I sometimes hear an argument that given teams work Agile, they do not need to plan ahead (and embrace chaos that way). The contrary is true: to truly deliver the best outcomes possible, teams need to master planning, operations and quality practices in short iterations. This allows them to learn fast and respond productively to unforeseen events, feedback and changes.

On Anarchy
Anarchy is the unproductive, out-of-control nephew of Chaos. It is not possible to coherently execute on a strategy in an Anarchy. Friction losses mount in an Anarchy. Assembling a new team for a new mission can feel like an Anarchy, an organisation in disarray can be an Anarchy. Anarchy can be useful and cannot always be avoided but aim to make it as short lived as possible.

The sweetspot
Consistently steer away from Control and Anarchy. Steering away for Control is more of a challenge for executives and does require a shift in mindset.
Aim to gyrate between Chaos and Order continuously. Challenge yourself, your organisation and your teams to be at your best, perform and learn when surrounded by Chaos. Expand a bit when under pressure and in Chaos and act in alignment with the mission you are on.
Make your teams antifragile by creating and sustaining capabilities to jointly act with focus amid uncertainty and challenge them to contribute to your mission and align to your organisations vision as autonomous as viable [3].
Also within software engineering and delivery, approaches such as ‘Chaos Engineering’ can be deployed to improve reliability [4].

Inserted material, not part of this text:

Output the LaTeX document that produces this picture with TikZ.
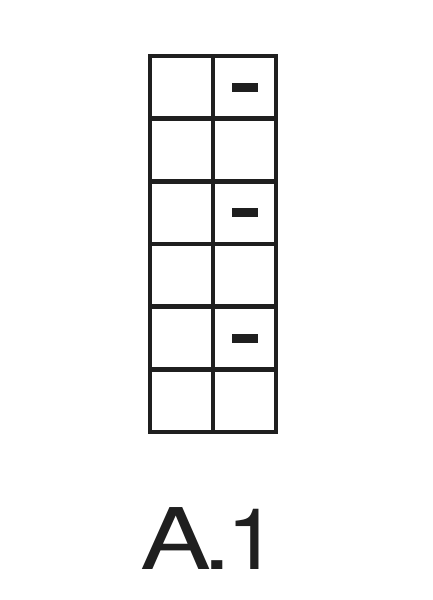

Successful transformation programs live on the edge of Chaos. Embrace it.

I’ll discuss traps and pitfalls in my next blog.

Footnotes:

[1] VUCA’s first use was in the US Army War College in the late eighties and the term was first described in 1985 in ‘Leaders: The strategies for taking charge’ by Warren Bennis and Burt Nanus.

[2] McKinsey & Company, ‘How COVID-19 has pushed companies over the technology tipping point …’October 5, 2020.

[3] ‘Use antifragile hacks to grow your business in uncertain times’, by Dave Aron and Mary Mesaglio published on the Gartner portal July 1, 2022.

[4] On the Gartner portal you can find a ‘Market Guide For Chaos Engineering’ published June 21, 2022.

Embrace Chaos in digital transformation.